Bitcoin was last trading at US$58,864.27 (HK$461,745), its weakest level since September 2024, having halved in value from an all-time high of US$126,223.18 (HK$990,127) in October last year. Ether was last at US$1,585.63 (HK$12,433), its lowest since April 2025.
Crypto markets have struggled this year amid heightened market volatility, investor hype around big expected IPOs and persistent ETF outflows that track the assets.
Both cryptocurrencies are trading below their long-term moving-day averages, reflecting bearish sentiment. Citi's bear-case scenario, which assumes recessionary macroeconomic conditions and continued ETF outflows, values bitcoin at US$53,000 (HK$415,746) and ether at US$1,094 (HK$8,581) over the next year.

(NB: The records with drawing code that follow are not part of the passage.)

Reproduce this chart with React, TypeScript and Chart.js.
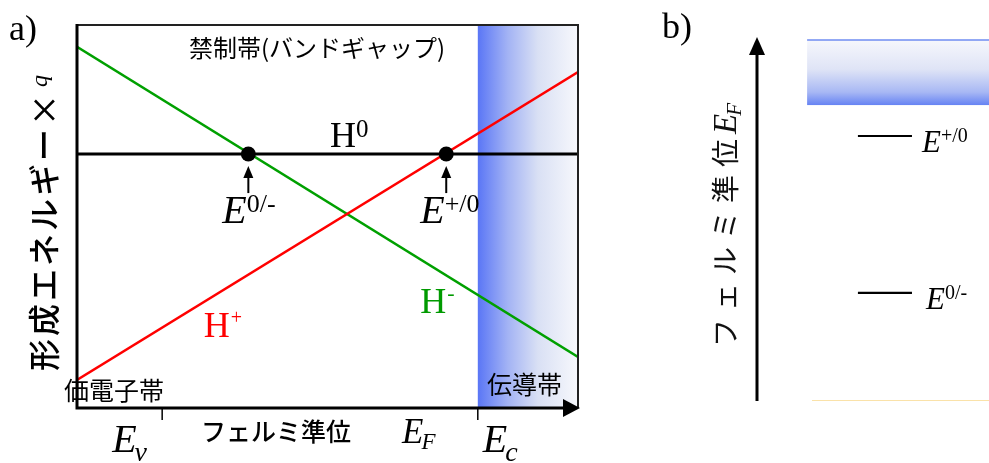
import React, { useEffect, useRef } from "react";
import { Chart, registerables } from "chart.js";
Chart.register(...registerables);

// ---------- Panel a: formation energy vs Fermi level (arbitrary units) ----------
const fermiMin = 0;
const fermiMax = 10;
const energyMin = 0;
const energyMax = 10;
const hMinusX = [0, 10];
const hMinusY = [9.43, 1.33];
const hPlusX = [0, 10];
const hPlusY = [0.73, 8.77];
const hZeroX = [0, 10];
const hZeroY = [6.63, 6.63];
const transitionX = [3.42, 7.37];
const transitionY = [6.63, 6.63];
const transitionLabels = ["0/-", "+/0"];
const bandEdgeX = [1.7, 8.0];
const bandEdgeSubs = ["v", "c"];
const conductionBandStart = 8.0;

// ---------- Panel b: level diagram on the Fermi-level axis ----------
const levelMin = 0;
const levelMax = 10;
const levelY = [7.28, 2.97];
const levelLabels = ["+/0", "0/-"];
const levelX = [4.35, 6.68];
const cbBandX = [2.16, 10];
const cbBandY = [8.13, 9.92];
const vbLineX = [2.37, 10];
const vbLineY = [0, 0];

const CJK = '"Noto Sans CJK JP", "Noto Sans", sans-serif';
const SERIF = '"Liberation Serif", "DejaVu Serif", serif';

const pts = (xs: number[], ys: number[]) => xs.map((x, i) => ({ x, y: ys[i] }));

type Part = { t: string; f: string; dy?: number; dx?: number };
function rich(ctx: CanvasRenderingContext2D, x: number, y: number, parts: Part[], color = "#000") {
  ctx.fillStyle = color;
  ctx.textAlign = "left";
  let cx = x;
  for (const p of parts) {
    ctx.font = p.f;
    cx += p.dx || 0;
    ctx.fillText(p.t, cx, y + (p.dy || 0));
    cx += ctx.measureText(p.t).width;
  }
}

function arrowHead(ctx: CanvasRenderingContext2D, tx: number, ty: number, dir: "up" | "right", len: number, half: number) {
  ctx.beginPath();
  if (dir === "up") {
    ctx.moveTo(tx, ty);
    ctx.lineTo(tx - half, ty + len);
    ctx.lineTo(tx + half, ty + len);
  } else {
    ctx.moveTo(tx, ty);
    ctx.lineTo(tx - len, ty - half);
    ctx.lineTo(tx - len, ty + half);
  }
  ctx.closePath();
  ctx.fill();
}

const panelAPlugin = {
  id: "panelA",
  beforeDatasetsDraw(chart: any) {
    const { ctx, scales } = chart;
    const x = scales.x, y = scales.y;
    const x0 = x.getPixelForValue(conductionBandStart);
    const x1 = x.getPixelForValue(fermiMax);
    const yT = y.getPixelForValue(energyMax);
    const yB = y.getPixelForValue(energyMin);
    const g = ctx.createLinearGradient(x0, 0, x1, 0);
    g.addColorStop(0, "#5a76f6");
    g.addColorStop(0.3, "#a3b3f4");
    g.addColorStop(0.6, "#d9e0f4");
    g.addColorStop(1, "#f7f8fc");
    ctx.save();
    ctx.fillStyle = g;
    ctx.fillRect(x0, yT, x1 - x0, yB - yT);
    ctx.restore();
  },
  afterDatasetsDraw(chart: any) {
    const { ctx, chartArea: a, scales } = chart;
    const x = scales.x, y = scales.y;
    ctx.save();
    // frame
    ctx.strokeStyle = "#222";
    ctx.lineWidth = 2;
    ctx.beginPath();
    ctx.moveTo(a.left, a.top);
    ctx.lineTo(a.right, a.top);
    ctx.lineTo(a.right, a.bottom);
    ctx.stroke();
    ctx.strokeStyle = "#000";
    ctx.lineWidth = 3;
    ctx.beginPath();
    ctx.moveTo(a.left, a.top - 1);
    ctx.lineTo(a.left, a.bottom);
    ctx.lineTo(a.right - 14, a.bottom);
    ctx.stroke();
    ctx.fillStyle = "#000";
    arrowHead(ctx, a.right + 2, a.bottom, "right", 17, 9);
    // band edge ticks and labels
    ctx.lineWidth = 1.5;
    bandEdgeX.forEach((v, i) => {
      const px = x.getPixelForValue(v);
      ctx.strokeStyle = "#000";
      ctx.beginPath();
      ctx.moveTo(px, a.bottom);
      ctx.lineTo(px, a.bottom + 12);
      ctx.stroke();
      const lx = i === 0 ? px - 50 : px + 5;
      rich(ctx, lx, 452, [
        { t: "E", f: `italic 40px ${SERIF}` },
        { t: bandEdgeSubs[i], f: `italic 28px ${SERIF}`, dy: 9, dx: -2 },
      ]);
    });
    // transition arrows + labels
    transitionX.forEach((v, i) => {
      const px = x.getPixelForValue(v);
      const py = y.getPixelForValue(transitionY[i]);
      ctx.strokeStyle = "#000";
      ctx.lineWidth = 2;
      ctx.beginPath();
      ctx.moveTo(px, py + 39);
      ctx.lineTo(px, py + 20);
      ctx.stroke();
      ctx.fillStyle = "#000";
      arrowHead(ctx, px, py + 12, "up", 12, 5);
      rich(ctx, px - 26, py + 69, [
        { t: "E", f: `italic 40px ${SERIF}` },
        { t: transitionLabels[i], f: `26px ${SERIF}`, dy: -11, dx: 0 },
      ]);
    });
    // curve labels
    const h0y = y.getPixelForValue(hZeroY[0]);
    rich(ctx, x.getPixelForValue(5.05), h0y - 7, [
      { t: "H", f: `36px ${SERIF}` },
      { t: "0", f: `25px ${SERIF}`, dy: -10 },
    ]);
    rich(ctx, x.getPixelForValue(2.53), 337, [
      { t: "H", f: `36px ${SERIF}` },
      { t: "+", f: `20px ${SERIF}`, dy: -13, dx: 1 },
    ], "#ff0000");
    rich(ctx, x.getPixelForValue(6.85), 313, [
      { t: "H", f: `36px ${SERIF}` },
      { t: "-", f: `22px ${SERIF}`, dy: -13, dx: 1 },
    ], "#009a00");
    // region labels
    ctx.fillStyle = "#000";
    ctx.textBaseline = "middle";
    ctx.font = `24px ${CJK}`;
    ctx.textAlign = "center";
    ctx.fillText("禁制帯(バンドギャップ)", 317, 48);
    ctx.textAlign = "left";
    ctx.font = `25px ${CJK}`;
    ctx.fillText("価電子帯", 64, 390);
    ctx.fillText("伝導帯", 487, 384);
    // x title
    ctx.font = `500 25px ${CJK}`;
    ctx.fillText("フェルミ準位", 201, 431);
    ctx.textBaseline = "alphabetic";
    rich(ctx, 402, 443, [
      { t: "E", f: `italic 35px ${SERIF}` },
      { t: "F", f: `italic 23px ${SERIF}`, dy: 6, dx: -2 },
    ]);
    // y title (rotated)
    ctx.save();
    ctx.translate(44, 371);
    ctx.rotate(-Math.PI / 2);
    ctx.textBaseline = "middle";
    ctx.font = `500 32px ${CJK}`;
    const ytxt = "形成エネルギー×";
    let u = 0;
    for (const ch of ytxt) {
      ctx.fillText(ch, u, 0);
      u += ctx.measureText(ch).width + 3;
    }
    ctx.textBaseline = "alphabetic";
    ctx.font = `italic 24px ${SERIF}`;
    ctx.fillText("q", u + 4, 3);
    ctx.restore();
    // panel tag
    ctx.font = `36px ${SERIF}`;
    ctx.fillStyle = "#000";
    ctx.fillText("a)", 9, 40);
    ctx.restore();
  },
};

const panelBPlugin = {
  id: "panelB",
  beforeDatasetsDraw(chart: any) {
    const { ctx, scales } = chart;
    const x = scales.x, y = scales.y;
    const x0 = x.getPixelForValue(cbBandX[0]);
    const x1 = x.getPixelForValue(cbBandX[1]);
    const yT = y.getPixelForValue(cbBandY[1]);
    const yB = y.getPixelForValue(cbBandY[0]);
    const g = ctx.createLinearGradient(0, yT, 0, yB);
    g.addColorStop(0, "#f6f7fc");
    g.addColorStop(0.45, "#dfe4f6");
    g.addColorStop(0.8, "#a8b8f4");
    g.addColorStop(1, "#6683f3");
    ctx.save();
    ctx.fillStyle = g;
    ctx.fillRect(x0, yT, x1 - x0, yB - yT);
    ctx.strokeStyle = "#6f8cf2";
    ctx.lineWidth = 1.5;
    ctx.beginPath();
    ctx.moveTo(x0, yT);
    ctx.lineTo(x1, yT);
    ctx.stroke();
    ctx.restore();
  },
  afterDatasetsDraw(chart: any) {
    const { ctx, chartArea: a, scales } = chart;
    const x = scales.x, y = scales.y;
    ctx.save();
    // vertical axis arrow
    ctx.strokeStyle = "#000";
    ctx.lineWidth = 3;
    ctx.beginPath();
    ctx.moveTo(a.left, a.bottom);
    ctx.lineTo(a.left, a.top + 14);
    ctx.stroke();
    ctx.fillStyle = "#000";
    arrowHead(ctx, a.left, a.top, "up", 18, 8);
    // level labels
    levelY.forEach((v, i) => {
      const py = y.getPixelForValue(v);
      const px = x.getPixelForValue(levelX[1]);
      rich(ctx, px + 10 + (i === 1 ? 4 : 0), py + 16, [
        { t: "E", f: `italic 31px ${SERIF}` },
        { t: levelLabels[i], f: `20px ${SERIF}`, dy: -10, dx: 0 },
      ]);
    });
    // rotated y title
    ctx.save();
    ctx.translate(65, 347);
    ctx.rotate(-Math.PI / 2);
    ctx.textBaseline = "middle";
    ctx.font = `28px ${CJK}`;
    ctx.fillStyle = "#111";
    const t = "フェルミ準位";
    let u = 0;
    for (const ch of t) {
      ctx.fillText(ch, u, 0);
      u += 36;
    }
    ctx.textBaseline = "alphabetic";
    ctx.font = `italic 33px ${SERIF}`;
    ctx.fillText("E", u - 3, 11);
    u += ctx.measureText("E").width - 5;
    ctx.font = `italic 21px ${SERIF}`;
    ctx.fillText("F", u, 16);
    ctx.restore();
    ctx.font = `36px ${SERIF}`;
    ctx.fillStyle = "#000";
    ctx.textAlign = "left";
    ctx.fillText("b)", 2, 38);
    ctx.restore();
  },
};

export default function App() {
  const refA = useRef<HTMLCanvasElement>(null);
  const refB = useRef<HTMLCanvasElement>(null);
  useEffect(() => {
    const common = {
      animation: false as const,
      responsive: false,
      events: [] as any[],
      plugins: { legend: { display: false }, tooltip: { enabled: false } },
    };
    const chartA = new Chart(refA.current!, {
      type: "scatter",
      data: {
        datasets: [
          { data: pts(transitionX, transitionY), showLine: false, pointRadius: 7.5, pointBackgroundColor: "#000", pointBorderWidth: 0 } as any,
          { data: pts(hPlusX, hPlusY), showLine: true, borderColor: "#ff0000", borderWidth: 2.5, pointRadius: 0 },
          { data: pts(hMinusX, hMinusY), showLine: true, borderColor: "#00a000", borderWidth: 2.5, pointRadius: 0 },
          { data: pts(hZeroX, hZeroY), showLine: true, borderColor: "#000", borderWidth: 3, pointRadius: 0 },
        ],
      },
      options: {
        ...common,
        layout: { padding: { left: 77, right: 82, top: 25, bottom: 55 } },
        scales: {
          x: { type: "linear", min: fermiMin, max: fermiMax, display: false },
          y: { type: "linear", min: energyMin, max: energyMax, display: false },
        },
      } as any,
      plugins: [panelAPlugin],
    });
    const chartB = new Chart(refB.current!, {
      type: "scatter",
      data: {
        datasets: [
          ...levelY.map((v) => ({ data: pts(levelX, [v, v]), showLine: true, borderColor: "#000", borderWidth: 2.2, pointRadius: 0 })),
          { data: pts(vbLineX, vbLineY), showLine: true, borderColor: "#f8d88c", borderWidth: 1.5, pointRadius: 0 },
        ],
      },
      options: {
        ...common,
        layout: { padding: { left: 97, right: 0, top: 37, bottom: 62 } },
        scales: {
          x: { type: "linear", min: 0, max: 10, display: false },
          y: { type: "linear", min: levelMin, max: levelMax, display: false },
        },
      } as any,
      plugins: [panelBPlugin],
    });
    return () => {
      chartA.destroy();
      chartB.destroy();
    };
  }, []);
  return (
    <div style={{ position: "fixed", left: 0, top: 0, width: 989, height: 463, background: "#fff" }}>
      <canvas ref={refA} width={660} height={463} style={{ position: "absolute", left: 0, top: 0, width: 660, height: 463 }} />
      <canvas ref={refB} width={329} height={463} style={{ position: "absolute", left: 660, top: 0, width: 329, height: 463 }} />
    </div>
  );
}
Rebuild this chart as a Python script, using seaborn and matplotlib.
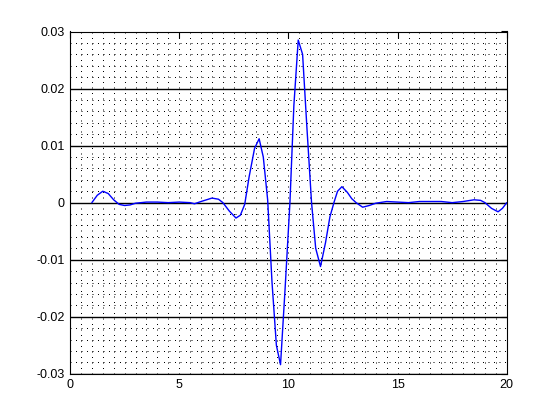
import numpy as np
import pandas as pd
import matplotlib
matplotlib.use("Agg")
import matplotlib.pyplot as plt
import seaborn as sns
from matplotlib.ticker import MultipleLocator

# values
t = [1.0, 1.25, 1.5, 1.75, 2.0, 2.25, 2.5, 2.75, 3.0, 3.5, 4.0, 4.5, 5.0, 5.5, 5.7,
     6.0, 6.5, 6.8, 7.0, 7.3, 7.6, 7.8, 8.0, 8.2, 8.45, 8.66, 8.85, 9.05, 9.25, 9.45,
     9.64, 9.85, 10.07, 10.25, 10.45, 10.65, 10.85, 11.06, 11.25, 11.47, 11.7, 11.9,
     12.1, 12.25, 12.45, 12.7, 12.9, 13.1, 13.4, 13.7, 14.0, 14.5, 15.0, 15.5, 16.0,
     16.5, 17.0, 17.5, 18.0, 18.5, 18.8, 19.0, 19.3, 19.6, 19.8, 20.0]
amp = [0.0, 0.0013, 0.0020, 0.0016, 0.0005, -0.0003, -0.0005, -0.0004, -0.0001, 0.0001,
       0.0001, 0.0, 0.0001, 0.0, -0.0002, 0.0002, 0.0008, 0.0006, 0.0, -0.0015, -0.0027,
       -0.0022, -0.0003, 0.0045, 0.0095, 0.0112, 0.0080, 0.0005, -0.0140, -0.0250,
       -0.0284, -0.0150, 0.0, 0.0170, 0.0285, 0.0260, 0.0130, 0.0, -0.0080, -0.0112,
       -0.0070, -0.0025, 0.0002, 0.0020, 0.0028, 0.0018, 0.0007, 0.0, -0.0008, -0.0005,
       -0.0001, 0.0002, 0.0001, 0.0, 0.0002, 0.0002, 0.0002, 0.0, 0.0002, 0.0005,
       0.0004, 0.0, -0.0010, -0.0016, -0.0010, 0.0]

xticks = [0, 5, 10, 15, 20]
yticks = [-0.03, -0.02, -0.01, 0, 0.01, 0.02, 0.03]
ylabels = ["-0.03", "-0.02", "-0.01", "0", "0.01", "0.02", "0.03"]

sns.set_style("white")
plt.rcParams['font.family'] = ['Liberation Sans', 'DejaVu Sans']

df = pd.DataFrame({"t": t, "amp": amp})

fig = plt.figure(figsize=(5.6, 4.2), dpi=100)
ax = fig.add_axes([0.125, 0.11, 0.78, 0.815])

# dotted minor grid, solid major lines on y only
dots = (0, (1, 4.5))
ax.xaxis.set_minor_locator(MultipleLocator(0.5))
ax.yaxis.set_minor_locator(MultipleLocator(0.002))
ax.grid(which="minor", axis="both", color="black", linestyle=dots, linewidth=0.72)
ax.grid(which="major", axis="x", color="black", linestyle=dots, linewidth=0.72)
ax.grid(which="major", axis="y", color="black", linestyle="-", linewidth=1.0)
ax.set_axisbelow(True)

sns.lineplot(data=df, x="t", y="amp", ax=ax, color="#0000ff", linewidth=1.0,
             sort=False, estimator=None)

ax.set_xlim(0, 20)
ax.set_ylim(-0.03, 0.03)
ax.set_xticks(xticks)
ax.set_xticklabels([str(v) for v in xticks])
ax.set_yticks(yticks)
ax.set_yticklabels(ylabels)
ax.set_xlabel("")
ax.set_ylabel("")

ax.tick_params(which="major", direction="in", length=4, width=0.8, top=True, right=True,
               labelsize=9, colors="black", pad=4)
ax.tick_params(which="minor", length=0)
for s in ax.spines.values():
    s.set_color("black")
    s.set_linewidth(0.8)

fig.savefig("out.png", dpi=100, facecolor="white")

Citi said its revision was driven by its decision to cut its 12-month net ETF inflow assumption to zero from US$10 billion (HK$78.44 billion).
"ETF flows, an important driver of prices, have turned negative recently," it said, adding that bitcoin ETF flows were down about US$3.3 billion (HK$25.89 billion) so far this year. The brokerage expects broader investor adoption to remain on hold until a new catalyst emerges.
It also said that slow progress on US crypto legislation and concerns over potential bitcoin selling by digital asset treasury companies have hit investor sentiment, with the weakness coinciding with a rotation into AI-related assets.